= Margaret M. Robinson =

American mathematician

Margaret Maher Robinson is an American mathematician specializing in number theory and the theory of zeta functions. She was the Julia and Sarah Ann Adams Professor of Mathematics at Mount Holyoke College and is now Professor Emerita of Mathematics at Mount Holyoke College.

==Education and career==
Robinson graduated from Bowdoin College in 1979, and earned her Ph.D. in 1986 from Johns Hopkins University. Her dissertation, On the Complex Powers Associated with the Twisted Cases of the Determinant and the Pfaffian, was supervised by Jun-Ichi Igusa.

She taught briefly at Hampshire College before joining the Mount Holyoke faculty.

==Recognition==
In 2013 she was one of the winners of the Deborah and Franklin Haimo Awards for Distinguished College or University Teaching of Mathematics.
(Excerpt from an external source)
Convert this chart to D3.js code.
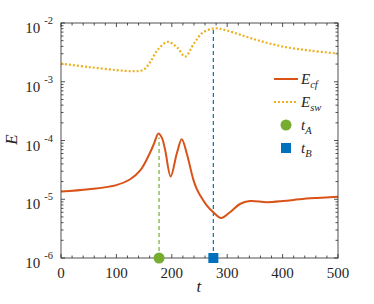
<!DOCTYPE html>
<html>
<head>
<meta charset="utf-8">
<title>E vs t</title>
<script src="https://cdn.jsdelivr.net/npm/d3@7"></script>
<style>
  body { margin: 0; background: #fff; }
  svg text { font-family: "Liberation Serif", "DejaVu Serif", serif; }
</style>
</head>
<body>
<div id="chart"></div>
<script>
// values
var tCf = [0, 50, 100, 125, 143, 160, 168, 176, 182, 188, 198, 209, 218, 227, 239, 245, 251, 263, 275, 289, 305, 323, 341, 371, 401, 431, 462, 500];
var eCf = [1.35e-5, 1.48e-5, 1.74e-5, 2.19e-5, 3.09e-5, 6.0e-5, 8.9e-5, 1.32e-4, 1.12e-4, 6.9e-5, 2.45e-5, 6.0e-5, 1.05e-4, 6.0e-5, 2.14e-5, 1.5e-5, 1.17e-5, 7.9e-6, 6.0e-6, 4.8e-6, 6.0e-6, 8.3e-6, 9.3e-6, 8.9e-6, 9.3e-6, 1.0e-5, 1.05e-5, 1.1e-5];

var tSw = [0, 50, 100, 130, 148, 160, 175, 193, 210, 224, 240, 255, 278, 300, 350, 400, 450, 500];
var eSw = [2.04e-3, 1.78e-3, 1.58e-3, 1.51e-3, 1.58e-3, 2.09e-3, 3.55e-3, 4.79e-3, 3.8e-3, 2.69e-3, 4.47e-3, 6.76e-3, 8.13e-3, 7.41e-3, 5.25e-3, 3.98e-3, 3.39e-3, 3.02e-3];

var tA = 177, tB = 275;
var xTicks = [0, 100, 200, 300, 400, 500];
var yExps = [-6, -5, -4, -3, -2];

var W = 374, H = 304;
var m = {left: 61, right: 36, top: 23, bottom: 46};

var svg = d3.select("#chart").append("svg")
    .attr("width", W).attr("height", H);

var x = d3.scaleLinear().domain([0, 500]).range([m.left, W - m.right]);
var y = d3.scaleLog().domain([1e-6, 1e-2]).range([H - m.bottom, m.top]);

var axisCol = "#262626";
var x0 = x(0), x1 = x(500), y0 = y(1e-6), y1 = y(1e-2);

// ticks, inward on all four sides
var g = svg.append("g").attr("stroke", axisCol).attr("stroke-width", 0.8);
d3.range(0, 501, 20).forEach(function(v) {
  var len = v % 100 === 0 ? 4 : 2.5;
  g.append("line").attr("x1", x(v)).attr("x2", x(v)).attr("y1", y0).attr("y2", y0 - len);
  g.append("line").attr("x1", x(v)).attr("x2", x(v)).attr("y1", y1).attr("y2", y1 + len);
});
yExps.forEach(function(e) {
  for (var k = 1; k <= 9; k++) {
    if (e === -2 && k > 1) break;
    var v = k * Math.pow(10, e), len = k === 1 ? 4 : 2.5;
    g.append("line").attr("x1", x0).attr("x2", x0 + len).attr("y1", y(v)).attr("y2", y(v));
    g.append("line").attr("x1", x1).attr("x2", x1 - len).attr("y1", y(v)).attr("y2", y(v));
  }
});

// tick labels
svg.selectAll(".xl").data(xTicks).enter().append("text")
    .attr("x", function(d) { return x(d); })
    .attr("y", y0 + 20)
    .attr("text-anchor", "middle")
    .style("font-size", "15px")
    .style("fill", axisCol)
    .text(function(d) { return d; });

var yl = svg.selectAll(".yl").data(yExps).enter().append("text")
    .attr("x", x0 - 8)
    .attr("y", function(d) { return y(Math.pow(10, d)) + 10; })
    .attr("text-anchor", "end")
    .style("font-size", "15px")
    .style("fill", axisCol);
yl.append("tspan").text("10");
yl.append("tspan").attr("dx", 4).attr("dy", -9).style("font-size", "10.5px")
    .text(function(d) { return d; });

// axis titles
svg.append("text").attr("x", x(250) - 3).attr("y", H - 12)
    .style("font-size", "17px").style("font-style", "italic").style("fill", axisCol).text("t");
svg.append("text")
    .attr("transform", "translate(17," + (y(1e-4) - 1) + ") rotate(-90)")
    .attr("text-anchor", "middle")
    .style("font-size", "17px").style("font-style", "italic").style("fill", axisCol).text("E");

// vertical markers
var cfAt = function(t) {
  var i = d3.bisectLeft(tCf, t);
  return eCf[Math.min(i, eCf.length - 1)];
};
svg.append("line").attr("x1", x(tA)).attr("x2", x(tA))
    .attr("y1", y0).attr("y2", y(cfAt(tA)))
    .attr("stroke", "#77AC30").attr("stroke-width", 1.2).attr("stroke-dasharray", "4,3");
svg.append("line").attr("x1", x(tB)).attr("x2", x(tB))
    .attr("y1", y0).attr("y2", y(8.0e-3))
    .attr("stroke", "#0072BD").attr("stroke-width", 1.2).attr("stroke-dasharray", "4,3");

var line = d3.line().curve(d3.curveCatmullRom)
    .x(function(d) { return x(d[0]); })
    .y(function(d) { return y(d[1]); });

svg.append("path").datum(d3.zip(tSw, eSw)).attr("d", line)
    .attr("fill", "none").attr("stroke", "#EDB120")
    .attr("stroke-width", 2.2).attr("stroke-dasharray", "2,2");
svg.append("path").datum(d3.zip(tCf, eCf)).attr("d", line)
    .attr("fill", "none").attr("stroke", "#D95319").attr("stroke-width", 2);

// box
svg.append("rect").attr("x", x0).attr("y", y1)
    .attr("width", x1 - x0).attr("height", y0 - y1)
    .attr("fill", "none").attr("stroke", axisCol).attr("stroke-width", 0.8);

// markers at bottom axis
svg.append("circle").attr("cx", x(tA)).attr("cy", y0).attr("r", 5.5).attr("fill", "#77AC30");
svg.append("rect").attr("x", x(tB) - 5).attr("y", y0 - 5).attr("width", 10).attr("height", 10)
    .attr("fill", "#0072BD");

// legend
var lg = svg.append("g");
var lx = 274, ly = [79, 102, 125, 148];
lg.append("line").attr("x1", lx).attr("x2", lx + 24).attr("y1", ly[0]).attr("y2", ly[0])
    .attr("stroke", "#D95319").attr("stroke-width", 2);
lg.append("line").attr("x1", lx).attr("x2", lx + 24).attr("y1", ly[1]).attr("y2", ly[1])
    .attr("stroke", "#EDB120").attr("stroke-width", 2.2).attr("stroke-dasharray", "2,2");
lg.append("circle").attr("cx", lx + 12).attr("cy", ly[2]).attr("r", 5.5).attr("fill", "#77AC30");
lg.append("rect").attr("x", lx + 7).attr("y", ly[3] - 5).attr("width", 10).attr("height", 10)
    .attr("fill", "#0072BD");

var names = [["E", "cf"], ["E", "sw"], ["t", "A"], ["t", "B"]];
names.forEach(function(n, i) {
  var t = lg.append("text").attr("x", lx + 27).attr("y", ly[i] + 5)
      .style("font-size", "15px").style("font-style", "italic").style("fill", axisCol);
  t.append("tspan").text(n[0]);
  t.append("tspan").attr("dy", 4).style("font-size", "10.5px").text(n[1]);
});
</script>
</body>
</html>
Her award citation credited her undergraduate mentorship through Research Experiences for Undergraduates, and her intensive summer programs for young women in number theory.

In 2020, she was the recipient of the M. Gweneth Humphreys Award, given by the Association for Women in Mathematics. The award states that Robinson "has been a mainstay of thoughtful teaching and mentoring for many years at Mount Holyoke College, an institution whose mission is to educate women. Her focus is not just on the top students, but on making a meaningful (and joyful) mathematical intervention for all the generations of learners that have crossed her path." Robinson was selected as a Fellow of the Association for Women in Mathematics in the class of 2024 "for her support and empowerment of several generations of women in mathematics; for her mentoring within the Hudson River Undergraduate Mathematics Conference and the Carleton Summer Math Program; and for seeing the spark in each individual under her guidance and supporting them in the fulfillment of rewarding careers in mathematics."